From her journal entries, Murdoch recalled her earliest memory, from the
age of 3 or 4, swimming with her father. It was the family's "secret
religion." Bayley's Elegy for Iris
begins with the couple skinny dipping 45 years earlier on a hot summer's day
at the beginning of their courtship:
"Crouching in the shelter of the reeds, we tore our clothes off and
slipped in like water rats. A kingfisher flashed past our noses as
we lay soundlessly in the dark, sluggish current. A moment after we
had crawled out and were drying ourselves on Iris's half-slip, a big
pleasure boat chugged past within a few feet of the bank..."
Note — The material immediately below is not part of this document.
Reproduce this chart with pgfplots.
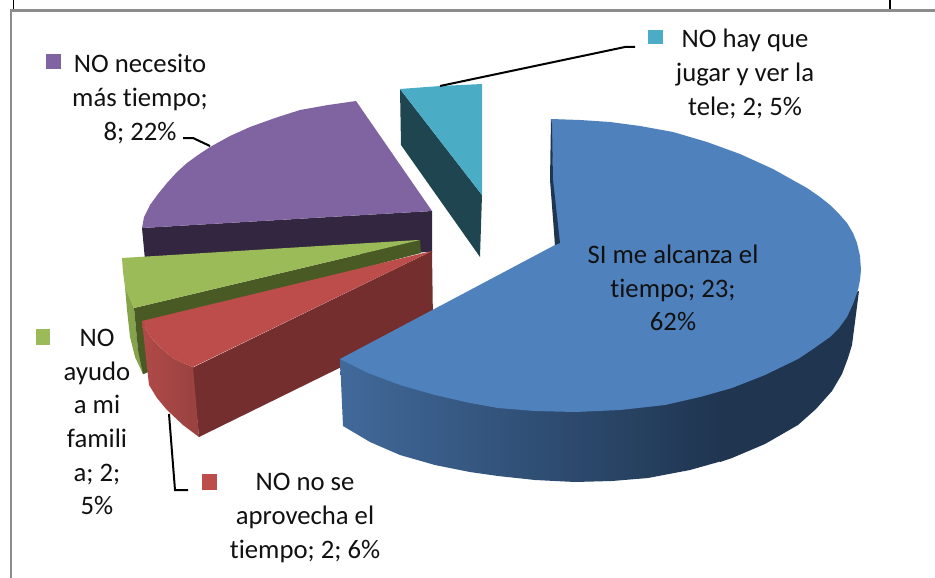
\documentclass[border=0pt]{standalone}
\usepackage{pgfplots}
\pgfplotsset{compat=1.18}
\usepackage{fontspec}
\setmainfont[RawFeature={-liga;-clig}]{Carlito}
\definecolor{blueT}{HTML}{4F81BD}
\definecolor{blueA}{HTML}{41699A}
\definecolor{blueB}{HTML}{1F3550}
\definecolor{tealT}{HTML}{4BACC6}
\definecolor{tealD}{HTML}{1F4650}
\definecolor{purT}{HTML}{8064A2}
\definecolor{purD}{HTML}{332640}
\definecolor{greT}{HTML}{9BBB59}
\definecolor{greD}{HTML}{4A5A24}
\definecolor{greS}{HTML}{84A34B}
\definecolor{redT}{HTML}{BC4D4A}
\definecolor{redD}{HTML}{752E2E}
\definecolor{redA}{HTML}{B04A47}
\definecolor{redB}{HTML}{984240}
\definecolor{txt}{HTML}{111111}
\begin{document}
\begin{tikzpicture}
\begin{axis}[
  width=935pt,height=578pt,scale only axis,
  xmin=0,xmax=935,ymin=0,ymax=578,y dir=reverse,
  axis lines=none,enlargelimits=false,
]
% page extent
\addplot[draw=white,opacity=0,no markers] coordinates {(0,0)(935,0)(935,578)(0,578)} -- cycle;
% frame
\addplot[draw=black!45,line width=2.6pt,no markers] coordinates {(11,578)(11,10.5)(935,10.5)};
\addplot[draw=black,line width=1.5pt,no markers] coordinates {(13.5,0)(13.5,9)};
\addplot[draw=black,line width=1.5pt,no markers] coordinates {(890,0)(890,9)};
% purple
\addplot[draw=none,fill=purD,no markers] coordinates {(142,228)(432,211)(432,252)(145,260)} -- cycle;
\addplot[draw=none,fill=purT,no markers] coordinates {(356,101)(432,211)(142,228)(144,217)(150,205)(158,194)(167,183)(177,172)(187,163)(198,155)(210,147)(230,136)(250,127)(275,118)(300,110)(328,105)} -- cycle;
% green
\addplot[draw=none,fill=greS,no markers] coordinates {(125,287)(127,310)(130,337)(135,357)(143,374)(146,373)(138,350)(134,308)} -- cycle;
\addplot[draw=none,fill=greD,no markers] coordinates {(134,308)(420,240)(421,253)(145,325)(148,372)(146,373)(143,374)(138,350)} -- cycle;
\addplot[draw=none,fill=greT,no markers] coordinates {(122,258)(418,240)(420,240)(134,308)(129,297)(125,287)(123,272)} -- cycle;
% red
\addplot[draw=none,fill=redD,no markers] coordinates {(192,368)(432,251)(433,322)(199,437)} -- cycle;
\addplot[draw=none,left color=redA,right color=redB,no markers] coordinates {(142,321)(147,331)(153,340)(162,349)(173,358)(183,363)(193,367)(199,437)(183,425)(167,410)(157,398)(149,385)} -- cycle;
\addplot[draw=none,fill=redT,no markers] coordinates {(142,321)(432,251)(193,367)(183,363)(173,358)(162,349)(153,340)(147,331)} -- cycle;
% teal
\addplot[draw=none,fill=tealD,no markers] coordinates {(400,89)(401,145)(480,257)(482,195)} -- cycle;
\addplot[draw=none,fill=tealT,no markers] coordinates {(400,89)(440,86)(482,84)(482,195)} -- cycle;
% blue side
\addplot[draw=none,left color=blueA,right color=blueB,no markers] coordinates {(340,359)(343,426)(370,442)(400,455)(435,465)(470,472)(498,476)(535,480)(575,482)(612,481)(648,478)(690,470)(722,461)(722,350)} -- cycle;
\addplot[draw=none,fill=blueB,no markers] coordinates {(720,350)(720,462)(732,458)(765,444)(798,425)(816,409)(832,391)(842,374)(848,358)(852,345)(859,291)} -- cycle;
% blue top
\addplot[draw=none,fill=blueT,no markers] coordinates {(551,119)(580,120)(610,122)(640,126)(673,132)(707,142)(740,154)(773,169)(807,188)(820,197)(830,205)(840,215)(847,223)(853,233)(857,243)(860,256)(861,270)(860,280)(858,290)(853,304)(847,317)(839,328)(830,337)(813,349)(798,359)(765,375)(732,388)(700,397)(665,405)(620,410)(575,412)(535,411)(498,408)(470,403)(435,395)(400,385)(368,373)(340,359)(555,245)} -- cycle;
\addplot[draw=none,fill=blueB,no markers] coordinates {(551,119)(550,180)(555,245)(560,243)(553,180)(552,125)} -- cycle;
% keys
\addplot[draw=none,fill=purT,no markers] coordinates {(46,54)(61,54)(61,69)(46,69)} -- cycle;
\addplot[draw=none,fill=tealT,no markers] coordinates {(648,30)(663,30)(663,44)(648,44)} -- cycle;
\addplot[draw=none,fill=greT,no markers] coordinates {(36,329)(50,329)(50,345)(36,345)} -- cycle;
\addplot[draw=none,fill=redT,no markers] coordinates {(202,474)(217,474)(217,490)(202,490)} -- cycle;
% leaders
\addplot[draw=black,line width=2pt,no markers] coordinates {(183,138)(193,138)(210,146)};
\addplot[draw=black,line width=2pt,no markers] coordinates {(440,86)(625,47)(635,47)};
\addplot[draw=black,line width=2pt,no markers] coordinates {(169,414)(175,490)(188,490)};
% labels
\tikzset{lab/.style={align=center,text=txt,inner sep=0pt,font=\fontsize{26.7}{33.7}\selectfont}}
\node[lab] at (axis cs:140,99) {NO necesito\\más tiempo;\\8; 22\%};
\node[lab] at (axis cs:745,74) {NO hay que\\jugar y ver la\\tele; 2; 5\%};
\node[lab] at (axis cs:673,288) {SI me alcanza el\\tiempo; 23;\\62\%};
\node[lab] at (axis cs:97,422) {NO\\ayudo\\a mi\\famili\\a; 2;\\5\%};
\node[lab] at (axis cs:305,518) {NO no se\\aprovecha el\\tiempo; 2; 6\%};
\end{axis}
\end{tikzpicture}
\end{document}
Bayley also recalls the antithesis of that memory--their very last swim
together, with Murdoch seriously ill:
"In her shabby old one-piece swimsuit ...she was an awkward and anxious
figure, her socks trailing round her ankles. She was obstinate about
not taking these off, and I gave up the struggle. A pleasure barge
chugged slowly past, an elegant girl in a bikini sunning herself on the
deck, a young man in white shorts at the steering wheel....We must have
presented a comic spectacle--an elderly man struggling to remove the
garments from an old lady...."
In her last years, Murdoch could barely write, "Who am I?" and "How did
this anguish start?" A series of unfinished letters always
began with "My dear, I am now going away for some time. I hope you
will be well." Whether as anchor to or escape from memory, swimming
seemed to bring relief: she wrote of one last dip, "Indescribable.
Holiness."
Iris Murdoch died in Oxford on February 8, 1999.